[START]

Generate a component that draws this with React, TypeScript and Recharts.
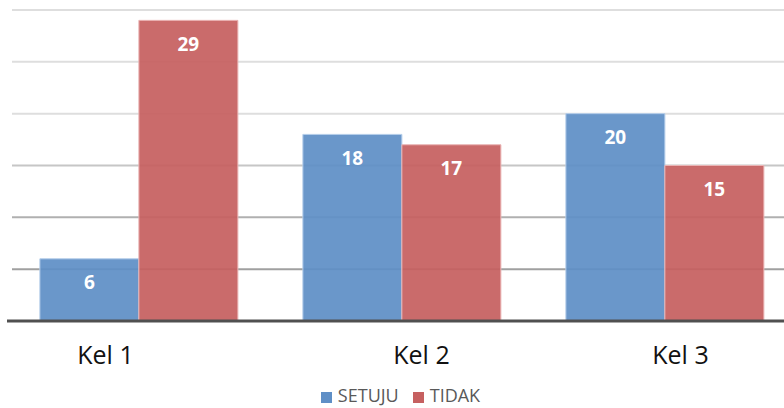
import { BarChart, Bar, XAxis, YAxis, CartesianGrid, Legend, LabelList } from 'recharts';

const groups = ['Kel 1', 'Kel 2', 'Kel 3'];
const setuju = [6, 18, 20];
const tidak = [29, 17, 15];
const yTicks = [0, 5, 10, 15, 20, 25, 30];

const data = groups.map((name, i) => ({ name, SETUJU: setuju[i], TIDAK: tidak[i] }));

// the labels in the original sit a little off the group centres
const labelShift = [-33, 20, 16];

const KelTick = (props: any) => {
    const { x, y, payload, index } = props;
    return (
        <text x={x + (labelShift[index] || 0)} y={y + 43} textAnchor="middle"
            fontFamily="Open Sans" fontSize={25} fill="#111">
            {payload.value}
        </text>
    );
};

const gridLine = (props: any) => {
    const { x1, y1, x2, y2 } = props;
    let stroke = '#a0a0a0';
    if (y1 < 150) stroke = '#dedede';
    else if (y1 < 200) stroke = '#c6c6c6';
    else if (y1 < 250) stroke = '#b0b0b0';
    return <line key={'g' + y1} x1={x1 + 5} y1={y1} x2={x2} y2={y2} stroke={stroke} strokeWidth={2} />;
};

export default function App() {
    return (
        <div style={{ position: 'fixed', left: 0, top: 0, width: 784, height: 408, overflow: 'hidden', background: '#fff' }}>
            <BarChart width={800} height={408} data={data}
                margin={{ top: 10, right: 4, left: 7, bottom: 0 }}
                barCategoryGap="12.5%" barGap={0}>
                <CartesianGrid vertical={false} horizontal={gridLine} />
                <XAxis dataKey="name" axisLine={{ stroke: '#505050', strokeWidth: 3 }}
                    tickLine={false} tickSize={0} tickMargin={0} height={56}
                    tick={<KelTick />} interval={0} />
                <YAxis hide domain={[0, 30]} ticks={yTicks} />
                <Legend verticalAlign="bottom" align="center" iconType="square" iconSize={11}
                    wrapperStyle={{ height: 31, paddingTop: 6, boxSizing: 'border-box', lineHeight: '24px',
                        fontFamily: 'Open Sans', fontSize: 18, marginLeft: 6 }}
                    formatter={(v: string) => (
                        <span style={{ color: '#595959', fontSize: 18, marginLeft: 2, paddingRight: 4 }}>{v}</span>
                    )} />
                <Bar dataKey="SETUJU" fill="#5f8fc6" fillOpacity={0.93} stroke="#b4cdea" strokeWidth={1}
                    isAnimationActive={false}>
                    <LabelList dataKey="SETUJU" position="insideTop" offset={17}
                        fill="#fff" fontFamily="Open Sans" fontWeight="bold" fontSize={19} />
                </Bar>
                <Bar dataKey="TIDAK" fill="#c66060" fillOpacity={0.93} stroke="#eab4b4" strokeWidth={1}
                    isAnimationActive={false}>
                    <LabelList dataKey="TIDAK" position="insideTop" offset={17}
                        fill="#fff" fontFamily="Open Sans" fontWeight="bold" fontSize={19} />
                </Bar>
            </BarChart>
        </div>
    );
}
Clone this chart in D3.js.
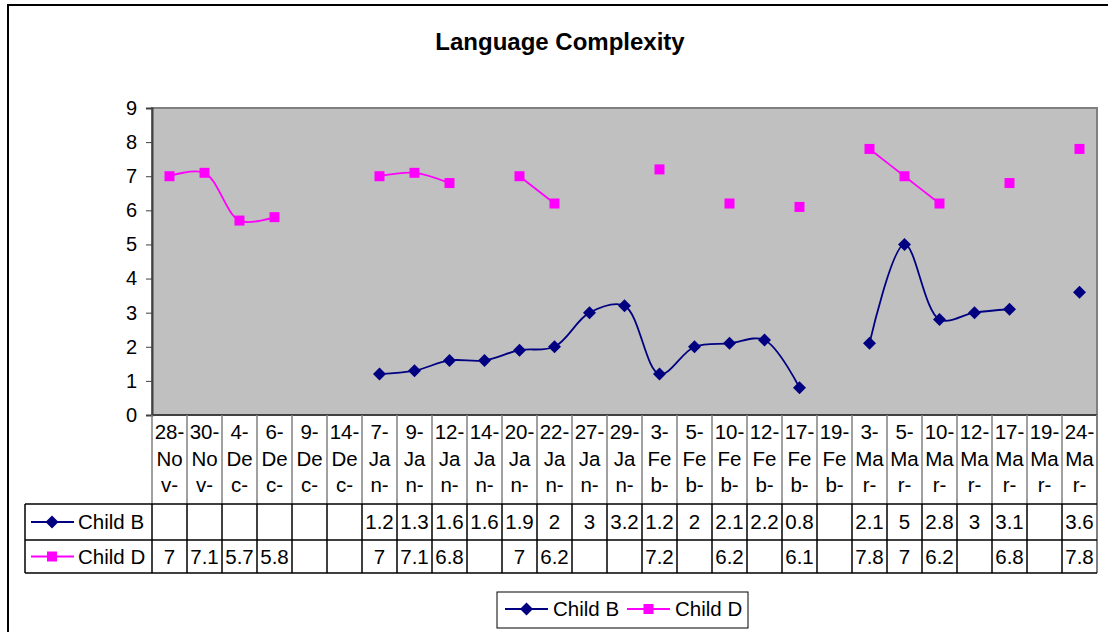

[END]

• _WHAT NEEDS TO BE DONE_: Write the lines above out again exactly, without any of their pictures.

• _CORRECT RESULT_:
Generate a component that draws this with React, TypeScript and Recharts.
import { BarChart, Bar, XAxis, YAxis, CartesianGrid, Legend, LabelList } from 'recharts';

const groups = ['Kel 1', 'Kel 2', 'Kel 3'];
const setuju = [6, 18, 20];
const tidak = [29, 17, 15];
const yTicks = [0, 5, 10, 15, 20, 25, 30];

const data = groups.map((name, i) => ({ name, SETUJU: setuju[i], TIDAK: tidak[i] }));

// the labels in the original sit a little off the group centres
const labelShift = [-33, 20, 16];

const KelTick = (props: any) => {
    const { x, y, payload, index } = props;
    return (
        <text x={x + (labelShift[index] || 0)} y={y + 43} textAnchor="middle"
            fontFamily="Open Sans" fontSize={25} fill="#111">
            {payload.value}
        </text>
    );
};

const gridLine = (props: any) => {
    const { x1, y1, x2, y2 } = props;
    let stroke = '#a0a0a0';
    if (y1 < 150) stroke = '#dedede';
    else if (y1 < 200) stroke = '#c6c6c6';
    else if (y1 < 250) stroke = '#b0b0b0';
    return <line key={'g' + y1} x1={x1 + 5} y1={y1} x2={x2} y2={y2} stroke={stroke} strokeWidth={2} />;
};

export default function App() {
    return (
        <div style={{ position: 'fixed', left: 0, top: 0, width: 784, height: 408, overflow: 'hidden', background: '#fff' }}>
            <BarChart width={800} height={408} data={data}
                margin={{ top: 10, right: 4, left: 7, bottom: 0 }}
                barCategoryGap="12.5%" barGap={0}>
                <CartesianGrid vertical={false} horizontal={gridLine} />
                <XAxis dataKey="name" axisLine={{ stroke: '#505050', strokeWidth: 3 }}
                    tickLine={false} tickSize={0} tickMargin={0} height={56}
                    tick={<KelTick />} interval={0} />
                <YAxis hide domain={[0, 30]} ticks={yTicks} />
                <Legend verticalAlign="bottom" align="center" iconType="square" iconSize={11}
                    wrapperStyle={{ height: 31, paddingTop: 6, boxSizing: 'border-box', lineHeight: '24px',
                        fontFamily: 'Open Sans', fontSize: 18, marginLeft: 6 }}
                    formatter={(v: string) => (
                        <span style={{ color: '#595959', fontSize: 18, marginLeft: 2, paddingRight: 4 }}>{v}</span>
                    )} />
                <Bar dataKey="SETUJU" fill="#5f8fc6" fillOpacity={0.93} stroke="#b4cdea" strokeWidth={1}
                    isAnimationActive={false}>
                    <LabelList dataKey="SETUJU" position="insideTop" offset={17}
                        fill="#fff" fontFamily="Open Sans" fontWeight="bold" fontSize={19} />
                </Bar>
                <Bar dataKey="TIDAK" fill="#c66060" fillOpacity={0.93} stroke="#eab4b4" strokeWidth={1}
                    isAnimationActive={false}>
                    <LabelList dataKey="TIDAK" position="insideTop" offset={17}
                        fill="#fff" fontFamily="Open Sans" fontWeight="bold" fontSize={19} />
                </Bar>
            </BarChart>
        </div>
    );
}
Clone this chart in D3.js.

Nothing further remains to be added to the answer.